How Industry Diversity Shapes Funding Decisions
Research shows that cross-industry collaboration is viewed neutrally by technical reviewers but skeptically by business reviewers — unless projects are clearly defined and highly novel.
Based on research by Haiyang Li (Rice Business) and Jade Yu-Chieh Lo (Drexel)
Key takeaways:
- Functional diversity on innovative projects has a more complex effect than once thought.
- Diversity, in this context, refers to differences in the primary function or specialization of participating firms that are collaborating on projects.
- Technical reviewers react neutrally to industry diversity. Business reviewers react to it less well.
When fund reviewers consider an innovative proposal, the mix of collaborators can shape how that proposal is received. But whether diversity helps or hurts depends on who is doing the evaluating.
Haiyang Li of Rice Business and Jade Yu-Chieh Lo of Drexel University examined this question using data from collaborative projects funded by the Advanced Technology Program at the U.S. National Institute of Standards and Technology. To qualify for funding, projects had to be both innovative and collaborative, with clear potential for broad economic impact.
Each proposal went through two distinct reviews: business reviewers — consultants with backgrounds in venture capital, business development and economics — who assessed market potential; and technical reviewers — drawn from NIST, federal labs and the scientific community — who evaluated technological feasibility and innovation.
Prior research has explored how diversity among collaborators affects project performance. Li and Lo instead asked how diversity shapes how projects are judged.
How do different reviewers respond to participant diversity?
The researchers analyzed 138 collaborative projects across 29 technology categories funded between 1993 and 2001. For each project, they measured:
- Participant diversity: differences in firms’ primary industry classifications.
- Novelty: whether the project represented a new R&D direction for participating firms.
- Category clarity: how clearly defined or “fuzzy” the project’s technology category was.
They then compared ratings from business and technical reviewers.
What they found is that the two groups responded differently to participant diversity.
Technical reviewers reacted neutrally. From an R&D perspective, cross-disciplinary collaboration can signal creativity and intellectual cross-fertilization. Diversity did not significantly affect their evaluations.
Business reviewers, however, were less receptive. Projects spanning multiple industries can appear harder to position in a market, more costly to coordinate or less focused strategically. On average, diverse collaborations received lower ratings from business evaluators.

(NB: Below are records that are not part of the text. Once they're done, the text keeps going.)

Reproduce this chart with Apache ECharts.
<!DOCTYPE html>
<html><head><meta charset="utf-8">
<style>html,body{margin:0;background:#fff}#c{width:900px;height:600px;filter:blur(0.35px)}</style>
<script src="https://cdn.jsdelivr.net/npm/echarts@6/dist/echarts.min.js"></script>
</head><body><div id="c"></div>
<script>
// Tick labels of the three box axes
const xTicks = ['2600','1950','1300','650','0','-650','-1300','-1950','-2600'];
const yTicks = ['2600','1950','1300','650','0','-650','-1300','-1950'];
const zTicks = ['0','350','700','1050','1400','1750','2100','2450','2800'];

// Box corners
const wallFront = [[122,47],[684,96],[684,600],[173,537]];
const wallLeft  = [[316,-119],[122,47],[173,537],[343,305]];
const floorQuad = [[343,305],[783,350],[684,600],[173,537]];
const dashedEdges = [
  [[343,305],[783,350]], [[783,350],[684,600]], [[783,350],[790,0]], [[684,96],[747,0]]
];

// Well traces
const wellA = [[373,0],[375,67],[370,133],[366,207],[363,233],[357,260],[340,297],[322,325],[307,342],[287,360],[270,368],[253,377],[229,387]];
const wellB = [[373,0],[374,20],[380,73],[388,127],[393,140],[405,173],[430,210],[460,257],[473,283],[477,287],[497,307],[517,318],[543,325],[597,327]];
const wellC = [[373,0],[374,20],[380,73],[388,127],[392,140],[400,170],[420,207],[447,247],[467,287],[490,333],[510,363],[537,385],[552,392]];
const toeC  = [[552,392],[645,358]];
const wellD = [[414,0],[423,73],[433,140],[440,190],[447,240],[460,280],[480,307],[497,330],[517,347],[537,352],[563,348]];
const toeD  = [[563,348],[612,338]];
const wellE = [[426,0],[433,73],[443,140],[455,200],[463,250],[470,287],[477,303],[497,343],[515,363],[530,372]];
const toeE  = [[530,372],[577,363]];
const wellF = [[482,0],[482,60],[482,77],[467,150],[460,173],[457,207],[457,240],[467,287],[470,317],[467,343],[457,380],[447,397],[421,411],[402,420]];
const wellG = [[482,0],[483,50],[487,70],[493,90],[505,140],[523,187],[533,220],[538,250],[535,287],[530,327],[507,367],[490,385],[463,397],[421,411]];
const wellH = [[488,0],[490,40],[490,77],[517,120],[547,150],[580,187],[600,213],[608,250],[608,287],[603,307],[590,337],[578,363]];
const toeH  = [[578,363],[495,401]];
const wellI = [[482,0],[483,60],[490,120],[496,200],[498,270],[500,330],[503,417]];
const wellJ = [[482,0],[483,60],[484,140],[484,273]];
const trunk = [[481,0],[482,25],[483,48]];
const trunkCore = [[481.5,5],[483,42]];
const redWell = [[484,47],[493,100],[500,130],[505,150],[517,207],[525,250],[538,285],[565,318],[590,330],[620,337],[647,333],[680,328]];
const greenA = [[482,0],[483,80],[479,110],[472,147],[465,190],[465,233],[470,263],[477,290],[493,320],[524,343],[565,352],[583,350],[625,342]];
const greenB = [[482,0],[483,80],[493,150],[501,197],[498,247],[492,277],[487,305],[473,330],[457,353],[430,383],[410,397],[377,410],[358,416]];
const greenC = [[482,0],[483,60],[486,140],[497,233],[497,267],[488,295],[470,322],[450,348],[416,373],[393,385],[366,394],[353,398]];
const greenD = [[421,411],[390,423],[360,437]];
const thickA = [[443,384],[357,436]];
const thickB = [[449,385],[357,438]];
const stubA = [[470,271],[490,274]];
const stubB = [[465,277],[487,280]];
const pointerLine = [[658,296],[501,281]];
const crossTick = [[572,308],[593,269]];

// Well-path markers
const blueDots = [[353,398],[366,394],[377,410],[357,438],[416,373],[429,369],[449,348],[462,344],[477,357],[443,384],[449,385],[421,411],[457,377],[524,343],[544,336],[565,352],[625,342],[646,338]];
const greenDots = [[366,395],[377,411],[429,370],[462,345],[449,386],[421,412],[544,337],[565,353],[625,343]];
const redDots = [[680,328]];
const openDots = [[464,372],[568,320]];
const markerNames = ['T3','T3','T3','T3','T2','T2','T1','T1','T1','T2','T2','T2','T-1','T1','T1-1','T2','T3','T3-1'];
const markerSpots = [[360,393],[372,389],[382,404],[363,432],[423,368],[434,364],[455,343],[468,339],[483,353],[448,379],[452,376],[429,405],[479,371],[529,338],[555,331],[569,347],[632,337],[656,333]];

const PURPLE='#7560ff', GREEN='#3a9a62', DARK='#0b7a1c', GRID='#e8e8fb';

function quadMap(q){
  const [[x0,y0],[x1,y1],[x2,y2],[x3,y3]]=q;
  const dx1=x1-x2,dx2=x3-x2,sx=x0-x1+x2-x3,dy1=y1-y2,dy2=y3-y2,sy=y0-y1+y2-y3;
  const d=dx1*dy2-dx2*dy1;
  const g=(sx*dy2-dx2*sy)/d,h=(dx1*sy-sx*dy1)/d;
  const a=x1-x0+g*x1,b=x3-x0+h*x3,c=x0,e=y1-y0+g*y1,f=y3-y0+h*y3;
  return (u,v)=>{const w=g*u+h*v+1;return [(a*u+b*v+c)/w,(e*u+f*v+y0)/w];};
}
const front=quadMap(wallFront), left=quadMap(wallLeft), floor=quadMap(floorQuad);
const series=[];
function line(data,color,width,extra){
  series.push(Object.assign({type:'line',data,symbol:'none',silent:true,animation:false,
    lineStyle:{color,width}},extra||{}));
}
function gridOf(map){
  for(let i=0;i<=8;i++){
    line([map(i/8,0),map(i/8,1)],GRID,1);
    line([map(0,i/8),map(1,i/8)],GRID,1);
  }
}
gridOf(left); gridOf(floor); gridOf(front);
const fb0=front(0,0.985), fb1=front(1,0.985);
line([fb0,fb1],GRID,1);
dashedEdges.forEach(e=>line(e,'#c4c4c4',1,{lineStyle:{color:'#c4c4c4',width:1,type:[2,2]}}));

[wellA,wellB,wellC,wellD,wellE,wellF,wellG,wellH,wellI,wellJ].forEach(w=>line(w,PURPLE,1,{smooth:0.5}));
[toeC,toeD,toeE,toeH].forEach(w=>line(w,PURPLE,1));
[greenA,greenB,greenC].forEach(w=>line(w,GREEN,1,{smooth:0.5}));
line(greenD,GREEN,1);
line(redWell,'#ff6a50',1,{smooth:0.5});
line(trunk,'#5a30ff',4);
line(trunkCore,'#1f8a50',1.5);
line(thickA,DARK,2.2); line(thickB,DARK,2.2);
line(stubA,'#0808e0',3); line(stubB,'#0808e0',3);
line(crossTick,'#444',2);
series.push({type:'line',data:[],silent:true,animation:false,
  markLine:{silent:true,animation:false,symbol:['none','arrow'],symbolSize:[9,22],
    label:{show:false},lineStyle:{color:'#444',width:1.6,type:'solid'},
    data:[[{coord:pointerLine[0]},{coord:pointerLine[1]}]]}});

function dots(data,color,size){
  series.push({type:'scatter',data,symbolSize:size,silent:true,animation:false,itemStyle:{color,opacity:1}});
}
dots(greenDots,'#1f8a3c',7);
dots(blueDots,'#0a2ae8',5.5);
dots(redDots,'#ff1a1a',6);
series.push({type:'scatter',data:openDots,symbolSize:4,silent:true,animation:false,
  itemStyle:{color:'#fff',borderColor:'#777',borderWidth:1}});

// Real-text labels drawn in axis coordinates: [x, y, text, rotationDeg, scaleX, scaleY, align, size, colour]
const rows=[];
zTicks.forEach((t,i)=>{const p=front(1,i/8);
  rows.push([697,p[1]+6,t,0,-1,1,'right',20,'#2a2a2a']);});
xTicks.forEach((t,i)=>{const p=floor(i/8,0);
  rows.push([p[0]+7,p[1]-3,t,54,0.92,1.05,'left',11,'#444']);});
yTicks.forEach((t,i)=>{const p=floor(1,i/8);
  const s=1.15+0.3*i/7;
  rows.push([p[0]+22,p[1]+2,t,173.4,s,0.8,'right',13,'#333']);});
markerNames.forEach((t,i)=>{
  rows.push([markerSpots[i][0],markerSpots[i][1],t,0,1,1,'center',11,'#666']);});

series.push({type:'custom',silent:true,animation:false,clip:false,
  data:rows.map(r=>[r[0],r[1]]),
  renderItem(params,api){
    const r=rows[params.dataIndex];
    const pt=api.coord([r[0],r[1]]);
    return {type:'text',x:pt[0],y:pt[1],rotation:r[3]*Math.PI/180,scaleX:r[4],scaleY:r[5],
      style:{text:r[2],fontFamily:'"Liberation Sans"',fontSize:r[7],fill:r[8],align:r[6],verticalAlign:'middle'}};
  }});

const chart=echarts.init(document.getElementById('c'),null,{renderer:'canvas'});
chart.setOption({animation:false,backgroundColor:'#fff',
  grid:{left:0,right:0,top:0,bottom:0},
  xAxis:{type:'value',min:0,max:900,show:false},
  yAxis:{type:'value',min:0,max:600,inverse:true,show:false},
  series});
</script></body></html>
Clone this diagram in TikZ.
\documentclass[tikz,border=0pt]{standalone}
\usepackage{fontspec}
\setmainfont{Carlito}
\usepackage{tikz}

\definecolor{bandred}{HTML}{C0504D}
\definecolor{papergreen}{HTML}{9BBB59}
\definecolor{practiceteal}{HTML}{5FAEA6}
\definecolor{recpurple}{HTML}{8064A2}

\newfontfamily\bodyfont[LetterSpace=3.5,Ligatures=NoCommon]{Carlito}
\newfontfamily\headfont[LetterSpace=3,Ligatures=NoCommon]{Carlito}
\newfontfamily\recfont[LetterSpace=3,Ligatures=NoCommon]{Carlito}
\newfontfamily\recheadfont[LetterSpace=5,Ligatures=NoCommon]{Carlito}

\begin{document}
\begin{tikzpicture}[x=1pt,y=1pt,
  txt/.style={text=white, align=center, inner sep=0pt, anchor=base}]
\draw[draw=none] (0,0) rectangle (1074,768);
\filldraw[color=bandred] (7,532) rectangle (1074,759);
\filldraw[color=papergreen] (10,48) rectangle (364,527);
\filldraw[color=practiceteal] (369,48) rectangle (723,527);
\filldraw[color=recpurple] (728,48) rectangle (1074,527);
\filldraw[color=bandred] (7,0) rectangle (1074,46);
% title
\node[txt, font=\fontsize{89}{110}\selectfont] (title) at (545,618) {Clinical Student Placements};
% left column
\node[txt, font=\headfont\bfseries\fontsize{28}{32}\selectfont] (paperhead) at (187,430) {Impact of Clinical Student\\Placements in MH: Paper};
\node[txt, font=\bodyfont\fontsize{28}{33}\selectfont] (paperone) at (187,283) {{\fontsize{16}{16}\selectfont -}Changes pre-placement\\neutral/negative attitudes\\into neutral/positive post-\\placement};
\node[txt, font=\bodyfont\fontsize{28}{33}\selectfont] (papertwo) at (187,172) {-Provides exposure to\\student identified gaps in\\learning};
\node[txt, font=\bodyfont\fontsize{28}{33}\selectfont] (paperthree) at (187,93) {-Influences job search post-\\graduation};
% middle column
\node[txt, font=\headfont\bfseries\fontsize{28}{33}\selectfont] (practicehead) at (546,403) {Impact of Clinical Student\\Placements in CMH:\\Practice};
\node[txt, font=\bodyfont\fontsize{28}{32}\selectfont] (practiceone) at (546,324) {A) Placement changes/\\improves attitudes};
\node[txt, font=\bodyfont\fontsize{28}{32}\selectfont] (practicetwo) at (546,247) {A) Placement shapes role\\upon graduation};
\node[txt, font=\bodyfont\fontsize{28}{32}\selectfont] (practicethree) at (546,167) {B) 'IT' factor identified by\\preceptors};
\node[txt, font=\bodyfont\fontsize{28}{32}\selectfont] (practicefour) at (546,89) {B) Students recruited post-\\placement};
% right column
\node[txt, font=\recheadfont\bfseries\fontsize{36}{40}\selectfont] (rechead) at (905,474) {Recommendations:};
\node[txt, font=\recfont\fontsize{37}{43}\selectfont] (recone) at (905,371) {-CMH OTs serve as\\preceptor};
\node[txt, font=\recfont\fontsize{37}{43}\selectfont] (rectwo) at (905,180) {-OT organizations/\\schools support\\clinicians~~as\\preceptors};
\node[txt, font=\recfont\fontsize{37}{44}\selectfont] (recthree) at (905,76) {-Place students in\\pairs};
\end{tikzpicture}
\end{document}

When does functional diversity help — and when does it hurt?
That negative effect, however, was not uniform.
When diverse teams proposed highly novel projects, the penalty disappeared. Strong novelty mitigated business reviewers’ concerns. Category clarity also mattered. If a project fit within a clearly identifiable technology category, diversity was no longer viewed negatively — and in some cases was viewed slightly positively. By contrast, when projects fell into ambiguous or “fuzzy” categories, diversity amplified skepticism.
The findings suggest that diversity in collaborative innovation has a more complex influence than previously assumed. It does not simply affect how teams function internally. It also shapes how outsiders interpret a proposal’s coherence and market promise.
For innovators, the implications are practical. Diverse teams may generate valuable ideas, but they must also present those ideas in ways that signal clarity and commercial direction. For researchers, the study opens a broader question: how do different evaluative lenses shape which innovations move forward — and which stall at the funding stage?
Li and Lo (2018). “In the Eyes of the Beholder: The Effect of Participant Diversity on Perceived Merits of Collaborative Innovations.” Research Policy.